# FS: Two 3g Eclipse tanks. (closed, leaving town for 4 weeks due to work.)



## halonine

Hey everyone, I have 2 of the Eclipse 3 gallon tanks for sale. Tanks are in very good condition, both come with a heater and thermometer as well. Everything works as it should, one of the lid is broken, stays on just fine, but the hinge is broken, shouldn't be a big deal. First one sold comes with a brand new filter cartridge and their choice of heater.

Looking to get $30 each, or both for $50. Pick up only, I'm located in Surrey.

Here's a few pics.

You can see the broken hinge on the lid here.






















































Thanks, Tyson.


----------



## crazy72

Free bump for a wicked deal. Someone jump on these! 

These tanks are great for bettas as the filter flow isn't too high for them. And these seem to be in great condition. 

Good luck with the sale.


----------



## j2daff

I am assuming they also have built in lights... How many watts (basically asking if they are strong enough to grow plants)?


----------



## halonine

Yes, they have built in lighting. I believe it is 9 watts if I remember correctly. You can definately grow plants in these tanks.


----------



## Morainy

Hi J2daff,
I have an Eclipse 6 gallon, which is very similar in design to the Eclipse 3. The Eclipse 6 has an 8 watt T5, which is very good for growing plants (in my experience). I think (but don't know for sure) that the 3 gallon Eclipse has a 6 watt T5. The tanks are not deep so the lights work well. I've grown a wide range of plants in my small Eclipses without any difficulty.

The Eclipse Corner 5 has an incandescent bulb and is set up differently.

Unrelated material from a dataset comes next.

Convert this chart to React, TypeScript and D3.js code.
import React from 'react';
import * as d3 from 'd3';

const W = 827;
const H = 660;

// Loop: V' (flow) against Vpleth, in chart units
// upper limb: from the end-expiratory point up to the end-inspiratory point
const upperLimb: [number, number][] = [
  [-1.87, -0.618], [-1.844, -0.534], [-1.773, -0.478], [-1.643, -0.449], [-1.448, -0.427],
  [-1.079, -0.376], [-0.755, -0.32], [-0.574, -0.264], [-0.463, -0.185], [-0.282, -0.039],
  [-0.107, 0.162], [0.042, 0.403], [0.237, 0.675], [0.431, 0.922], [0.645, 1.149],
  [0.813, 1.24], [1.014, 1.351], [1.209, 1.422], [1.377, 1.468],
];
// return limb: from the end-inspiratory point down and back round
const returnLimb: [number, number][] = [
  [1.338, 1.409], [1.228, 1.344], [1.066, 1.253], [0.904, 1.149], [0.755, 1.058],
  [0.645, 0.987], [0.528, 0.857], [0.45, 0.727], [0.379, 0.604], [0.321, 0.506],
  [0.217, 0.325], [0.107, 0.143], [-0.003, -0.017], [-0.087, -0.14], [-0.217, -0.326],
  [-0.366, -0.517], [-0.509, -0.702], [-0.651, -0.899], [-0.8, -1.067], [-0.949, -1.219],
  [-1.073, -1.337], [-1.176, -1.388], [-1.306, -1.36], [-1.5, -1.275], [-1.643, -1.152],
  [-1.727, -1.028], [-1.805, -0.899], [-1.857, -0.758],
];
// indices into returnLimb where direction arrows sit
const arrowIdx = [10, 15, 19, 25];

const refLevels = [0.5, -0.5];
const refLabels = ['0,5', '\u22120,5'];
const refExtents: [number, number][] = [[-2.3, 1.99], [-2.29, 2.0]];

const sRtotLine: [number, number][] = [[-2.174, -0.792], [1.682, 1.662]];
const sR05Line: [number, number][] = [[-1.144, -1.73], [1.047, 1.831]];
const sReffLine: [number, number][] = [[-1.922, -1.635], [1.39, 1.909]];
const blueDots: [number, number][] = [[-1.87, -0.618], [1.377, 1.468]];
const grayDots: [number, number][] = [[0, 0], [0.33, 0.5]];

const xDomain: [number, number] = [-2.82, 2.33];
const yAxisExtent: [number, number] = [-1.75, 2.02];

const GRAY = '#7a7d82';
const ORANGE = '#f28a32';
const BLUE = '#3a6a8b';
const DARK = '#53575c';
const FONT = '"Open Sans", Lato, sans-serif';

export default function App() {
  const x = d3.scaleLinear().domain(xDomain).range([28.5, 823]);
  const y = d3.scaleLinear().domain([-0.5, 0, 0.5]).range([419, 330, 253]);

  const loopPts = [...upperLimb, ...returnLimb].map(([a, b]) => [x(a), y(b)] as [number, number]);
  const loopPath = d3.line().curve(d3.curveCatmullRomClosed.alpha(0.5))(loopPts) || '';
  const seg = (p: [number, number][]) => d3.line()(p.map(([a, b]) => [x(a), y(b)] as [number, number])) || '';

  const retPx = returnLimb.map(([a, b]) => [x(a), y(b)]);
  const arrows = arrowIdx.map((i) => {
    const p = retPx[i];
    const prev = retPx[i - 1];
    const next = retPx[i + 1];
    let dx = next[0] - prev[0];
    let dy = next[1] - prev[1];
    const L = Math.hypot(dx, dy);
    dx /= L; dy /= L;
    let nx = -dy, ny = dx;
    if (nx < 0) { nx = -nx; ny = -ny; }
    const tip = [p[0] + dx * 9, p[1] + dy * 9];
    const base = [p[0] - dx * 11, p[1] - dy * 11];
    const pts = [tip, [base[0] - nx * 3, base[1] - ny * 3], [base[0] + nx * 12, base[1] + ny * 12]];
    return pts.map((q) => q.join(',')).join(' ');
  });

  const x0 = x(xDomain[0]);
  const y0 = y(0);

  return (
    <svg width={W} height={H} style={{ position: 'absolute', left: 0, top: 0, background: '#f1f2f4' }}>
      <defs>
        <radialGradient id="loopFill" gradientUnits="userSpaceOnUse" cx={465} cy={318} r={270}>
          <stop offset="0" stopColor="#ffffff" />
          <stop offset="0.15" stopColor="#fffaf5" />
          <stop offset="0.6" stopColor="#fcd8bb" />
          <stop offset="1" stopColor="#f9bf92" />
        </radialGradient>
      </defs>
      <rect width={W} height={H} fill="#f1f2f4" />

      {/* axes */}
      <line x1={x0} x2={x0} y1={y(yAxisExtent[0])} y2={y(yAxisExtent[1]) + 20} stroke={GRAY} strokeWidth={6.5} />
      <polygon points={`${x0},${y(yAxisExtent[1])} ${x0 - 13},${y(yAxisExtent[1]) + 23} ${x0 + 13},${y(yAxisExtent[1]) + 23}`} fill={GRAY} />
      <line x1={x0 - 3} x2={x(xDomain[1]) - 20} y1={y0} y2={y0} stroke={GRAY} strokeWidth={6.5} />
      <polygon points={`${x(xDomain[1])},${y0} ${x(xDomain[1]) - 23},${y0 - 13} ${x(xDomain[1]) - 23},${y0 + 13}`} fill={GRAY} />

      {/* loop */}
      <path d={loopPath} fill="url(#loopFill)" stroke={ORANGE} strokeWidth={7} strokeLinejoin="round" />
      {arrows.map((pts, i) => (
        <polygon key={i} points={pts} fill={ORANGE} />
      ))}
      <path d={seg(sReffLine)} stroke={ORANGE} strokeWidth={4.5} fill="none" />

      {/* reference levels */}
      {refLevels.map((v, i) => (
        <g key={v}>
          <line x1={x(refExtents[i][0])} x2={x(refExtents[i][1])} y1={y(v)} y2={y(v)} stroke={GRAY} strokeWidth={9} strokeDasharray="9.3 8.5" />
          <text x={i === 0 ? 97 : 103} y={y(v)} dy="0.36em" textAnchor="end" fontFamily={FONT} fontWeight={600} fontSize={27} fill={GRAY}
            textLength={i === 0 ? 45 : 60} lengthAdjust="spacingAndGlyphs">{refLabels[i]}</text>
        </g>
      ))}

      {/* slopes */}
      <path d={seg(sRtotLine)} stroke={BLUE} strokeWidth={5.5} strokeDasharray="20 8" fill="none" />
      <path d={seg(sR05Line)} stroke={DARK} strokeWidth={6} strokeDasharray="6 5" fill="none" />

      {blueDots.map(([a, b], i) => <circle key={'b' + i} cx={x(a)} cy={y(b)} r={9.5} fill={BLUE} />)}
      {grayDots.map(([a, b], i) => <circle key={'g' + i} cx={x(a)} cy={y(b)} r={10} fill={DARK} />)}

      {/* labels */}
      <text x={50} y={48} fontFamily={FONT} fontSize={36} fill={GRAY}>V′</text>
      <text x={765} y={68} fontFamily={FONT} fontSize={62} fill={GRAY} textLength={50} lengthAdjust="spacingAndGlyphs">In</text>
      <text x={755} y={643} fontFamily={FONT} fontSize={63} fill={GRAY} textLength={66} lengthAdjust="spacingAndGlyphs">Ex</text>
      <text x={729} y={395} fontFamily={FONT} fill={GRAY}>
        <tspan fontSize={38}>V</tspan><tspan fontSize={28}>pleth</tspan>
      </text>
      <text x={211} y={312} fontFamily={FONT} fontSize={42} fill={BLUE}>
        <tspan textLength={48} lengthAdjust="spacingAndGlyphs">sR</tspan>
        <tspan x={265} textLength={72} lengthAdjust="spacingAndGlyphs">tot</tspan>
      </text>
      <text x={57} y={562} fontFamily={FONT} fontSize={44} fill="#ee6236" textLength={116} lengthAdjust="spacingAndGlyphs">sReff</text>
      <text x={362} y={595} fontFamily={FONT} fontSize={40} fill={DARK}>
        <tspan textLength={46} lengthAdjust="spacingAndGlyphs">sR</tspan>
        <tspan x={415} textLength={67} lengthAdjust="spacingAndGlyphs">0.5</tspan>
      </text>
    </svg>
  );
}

The lights are built into the hoods. By the way, the hinge on one of my Eclipse 6s is broken and it doesn't affect use at all. In fact, I have one that isn't broken and I haven't bothered to switch it over.


----------



## halonine

You are correct Morainy, my bad. The lighting is a t5 6 watt. It is 9" in length, I got confused hah


----------



## Morainy

Oh, sorry, Halonline. I didn't see your post and wasn't trying to correct what you wrote! No real difference between 8 and 9 watts. I find the small Eclipse setups pretty good for plant growth if you're looking for easy-care plants. With a good substrate, I've never found anything that didn't grow in them. But I've never tried a CO2 setup.



halonine said:


> You are correct Morainy, my bad. The lighting is a t5 6 watt. It is 9" in length, I got confused hah


----------



## halonine

I ran one of them with normal inert gravel, and the other with flourite, had all sorts of different plants in the 2, with nice growth and healthy plants.

Someone should buy these 

Tyson.


----------



## crazy72

I agree. Definitely enough light in these to grow plants. I have water lettuce, java fern and java moss in mine, all happy. All low-light plants, mind you, but all happy nevertheless.


----------



## BossRoss

hmm... i'd like one as a fry tank once something besides snails breeds


----------



## halonine

Someone must want these! Awesome little tanks.


----------



## NewGuy

I am interested, but I am in Prince George right now. I will be back in the lowermainland the week after the long weekend. Will see if they are still available then.


----------



## wsl

I am so very tempted to get one of these. May I ask what the dimensions are so that I can see if it will fit on my desk?


----------



## halonine

Dimensions are 12" L X 7-1/2" W X 11-1/2"H


----------



## wsl

Argh, are you sure about the height there? If so, it would be too tall for my desk by half an inch...


----------



## halonine

Ya, got the dimensions from their site.


----------



## TCR

super tempting as i could use it for my fry.... the bf may not approve (he gave me a 3 tank cap)


----------



## halonine

but these are small, they don't really count  hehe


----------



## TCR

That's what I'm gonna tell him. "but sweety it will look great in the bedroom on my dresser"*blink blink*


----------



## halonine

hahaha. how can he say no then


----------



## halonine

No one?


----------



## halonine

buy me!


----------



## halonine

daily bump.


----------



## halonine

Bump it up! 

Still can't believe no one wants these 

Tyson.


----------



## Claudia

A little birthy told me u want shrimp tanks so if u dont sell them then........ lol


----------



## halonine

a birthy? LOL. 

Don't tempt me Claudia hahaha


----------



## Claudia

halonine said:


> a birthy? LOL.
> 
> Don't tempt me Claudia hahaha


Comon u know u want it, shrimpies are sooooooooo nice, after i will get u into crays lol


----------



## halonine

bump it up


----------



## halonine

bump bump bump it up!


----------



## halonine

Tanks are only available for this weekend, as I am flying to the Yukon for work at the start of this coming week. If they aren't sold, I will repost when I get home in 4+ weeks.

Tyson.


----------